Il giorno del 25 maggio è già entrato tra le date storiche che prossimamente si studieranno nei testi scolastici, perché? Per la morte di un afroamericano di nome George Perry Floyd (46), avvenuta per mano delle forze dell’ordine della città di Minneapolis nello Stato del Minnesota. Floyd non è stato vittima dei suoi sbagli, non è morto mentre un agente cercava di difendere la propria vita: il suo decesso è opera di radicate culture razziali in cui l’uomo bianco ha la predominanza sulla specie umana. Il giorno stesso della vicenda erano stati pubblicati sui Social Networks diversi video in cui si vedeva l’abuso di potere da parte dell’agente Derek Chauvin, che per bloccare Floyd gli si piazza con un ginocchio al collo, immobilizzandolo al suolo.
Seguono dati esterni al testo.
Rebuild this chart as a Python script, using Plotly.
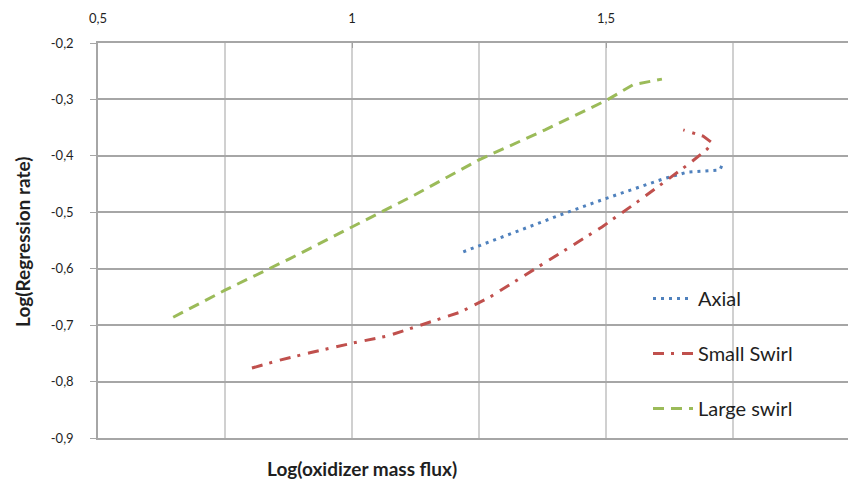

Non è servito a nulla alla vittima dire che non riusciva a respirare, per 8 minuti e 46 secondi quel ginocchio non si è mai spostato, portandolo alla morte di fronte all’indifferenza di tutti e quattro gli agenti presenti- Chauvin e altri tre.
Dopo le prime condivisioni, cominciano le prime manifestazioni a favore dell’integrazione razziale e contrarie agli abusi di potere di cui è quotidianamente spettatrice la popolazione americana nei confronti degli afroamericani. Già dalla prima protesta pubblica e pacifica, a Minneapolis, si è passati in un attimo a fare i conti con una violenta rivolta che ha mobilitato le forze dell’ordine e costretto alcuni residenti a lasciare la città e le proprie abitazioni. In pochi giorni le rivolte hanno preso d’assalto New York, Los Angeles, Atlanta, San Jose, Portland insieme ad altre ed è stata richiesta la mobilitazione della Guardia nazionale. Le forze militari americane si proclamano contro le manovre messe in atto da Trump per sedare le manifestazioni, ora il presidente degli Stati Uniti si trova barricato dentro la Casa Bianca.
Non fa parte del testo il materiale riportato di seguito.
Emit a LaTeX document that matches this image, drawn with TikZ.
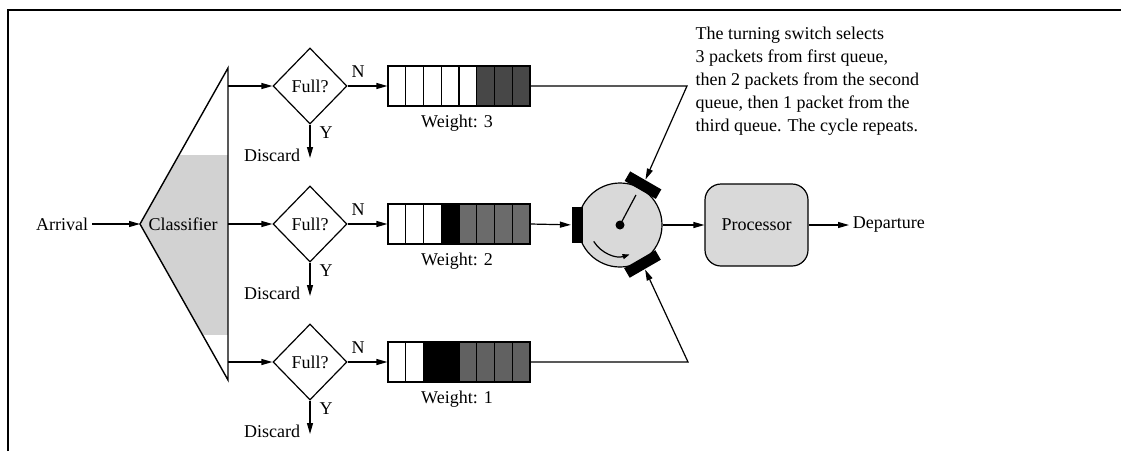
\documentclass[tikz,border=0pt]{standalone}
\usepackage{fontspec}
\setmainfont{Liberation Serif}
\usetikzlibrary{arrows.meta, shapes.geometric, calc}

\begin{document}
\begin{tikzpicture}[
    x=1pt, y=1pt,
    every node/.style={font=\fontsize{18}{23}\selectfont},
    >={Triangle[length=11pt,width=6pt]},
    line width=1.2pt,
    pad/.style={fill=black, minimum width=11, minimum height=36, inner sep=0}
]
\useasboundingbox (0,0) rectangle (1121,-451);

% Parameters
\def\qx{388}      % left edge of the queues
\def\cw{17.75}    % width of one queue cell
\def\qh{40}       % queue height

% === Frame ===
\draw[line width=2pt] (8,-451) -- (8,-10) -- (1121,-10);

% === Classifier (triangle, shaded band in the middle) ===
\coordinate (apex) at (140,-224);
\coordinate (ctop) at (228,-68);
\coordinate (cbot) at (228,-380);
\begin{scope}
    \clip (apex) -- (ctop) -- (cbot) -- cycle;
    \fill[gray!35] (140,-155) rectangle (228,-335);
\end{scope}
\draw[line width=1.4pt] (apex) -- (ctop) -- (cbot) -- cycle;
\node (cls) at (183,-224) {Classifier};

\node[anchor=east] (arr) at (92,-224) {Arrival};
\draw[->] (arr.east) -- (apex);

% === Three branches: test, queue, weight ===
% row y / weight / white cells / black cells / shade of the rest
\foreach \y/\n/\w/\b/\g in {86/3/5/0/72, 224/2/3/1/58, 362/1/2/2/62} {
    \coordinate (src\n) at (228,-\y);
    \node[diamond, draw, minimum width=74, minimum height=76, inner sep=0] (full\n) at (310,-\y) {Full?};
    \draw[->] (src\n) -- (full\n.west);

    % Discard path
    \coordinate (dis\n) at (310,-\y-72);
    \draw[->] (full\n.south) -- (dis\n);
    \node (yes\n) at (326,-\y-47) {Y};
    \node[anchor=east] (drop\n) at (304,-\y-69) {Discard};

    % Queue cells
    \foreach \i in {0,...,7} {
        \pgfmathsetmacro{\cx}{\qx+\i*\cw}
        \pgfmathtruncatemacro{\shade}{\i<\w ? 0 : (\i<\w+\b ? 100 : \g)}
        \draw[fill=black!\shade] (\cx,-\y+\qh/2) rectangle ++(\cw,-\qh);
    }
    \node[draw, minimum width=142, minimum height=\qh, inner sep=0] (q\n) at (459,-\y) {};
    \node (no\n) at (358,-\y+14) {N};
    \draw[->] (full\n.east) -- (q\n.west);
    \node (wt\n) at (457,-\y-37) {Weight: \n};
}

% === Turning switch ===
\node[circle, draw, fill=gray!30, minimum size=84, inner sep=0] (sw) at (620,-225) {};
\node[pad, rotate=180] (padL) at ($(sw.center)+(180:43)$) {};
\node[pad, rotate=60] (padT) at ($(sw.center)+(60:46)$) {};
\node[pad, rotate=-60] (padB) at ($(sw.center)+(-60:45)$) {};
\draw (sw.center) -- ++(62:34);
\fill (sw.center) circle (4.5);
\draw[-{Triangle[length=7pt,width=5pt]}] ($(sw.center)+(212:31)$) arc (212:288:31);

% Queues into the switch
\coordinate (bend3) at (687,-86);
\coordinate (bend1) at (688,-362);
\draw[->] (q3.east) -- (bend3) -- (padT);
\draw[->] (q2.east) -- (padL);
\draw[->] (q1.east) -- (bend1) -- (padB);

% === Processor ===
\node[draw, rounded corners=16, fill=gray!30, minimum width=103, minimum height=82] (proc) at (756.5,-225) {Processor};
\draw[->] (sw.east) -- (proc.west);
\node[anchor=west] (dep) at (849,-225) {Departure};
\draw[->] (proc.east) -- (dep.west);

% Note on the switch
\node[anchor=north west, align=left, inner sep=0] (note) at (695,-26) {The turning switch selects\\
3 packets from first queue,\\
then 2 packets from the second\\
queue, then 1 packet from the\\
third queue. The cycle repeats.};

\end{tikzpicture}
\end{document}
Ma cos’è che sta facendo muovere milioni di persone in tutto il mondo, trasgredendo così i vari divieti di assembramenti imposti dal Covid-19, causando morti, arresti e disordini? Non è una novità per gli americani vedere ingiustizie fatte a cittadini neri solo per il colore della loro pelle, né per i neri di tutti il mondo essere vittime di discriminazioni razziali fin dalla giovane età. Ma in un’aria di profondo cambiamento e tensione sociale come quella portata a seguito del lockdown per il Coronavirus è più facile per tutti immedesimarsi in scenari di privazione della propria libertà, cosa per molti impensabile prima della pandemia. È così che tutto il mondo si è unito per rivendicare il diritto alla libertà e all’uguaglianza di chi è stato sempre emarginato e si unisce ora con un unico obiettivo comune all’urlo di “No justice, no peace”, nessuna giustizia, nessuna pace. Una giustizia ora indispensabile più che mai, ora che chiunque ha potuto vedere con i propri occhi come un essere umano uguale agli altri è diventato un oggetto privo del diritto alla vita per mano di un gruppo di uomini che più che vederlo inferiore, si sentivano superiori per il colore della propria pelle. E per quanto sia un’amara rivincita per i neri deportati nel XVI secolo e venduti a poco più di 1.000 dollari, vedere ora un uomo bianco, che per riavere la propria libertà, dopo aver tolto la vita a un loro fratello, dovrà sborsare oltre 1 milione di dollari è sicuramente il primo piccolo passo verso la giustizia.
Ma qual’è il prezzo della giustizia? Dalla tratta degli schiavi che ha visto milioni di uomini perdere la propria famiglia e la propria identità, i Black Codes che assoggettarono i neri d’america a salari bassi e a vite basate sulla disuguaglianza, il Ku Klux Klan fino ad arrivare ai giorni d’oggi dove un ampio numero di poliziotti bianchi è stato assolto dopo aver ucciso cittadini afroamericani. Per tutto questo e perché nessuno può più essere indifferente finché non ci sarà giustizia, non si avrà la pace.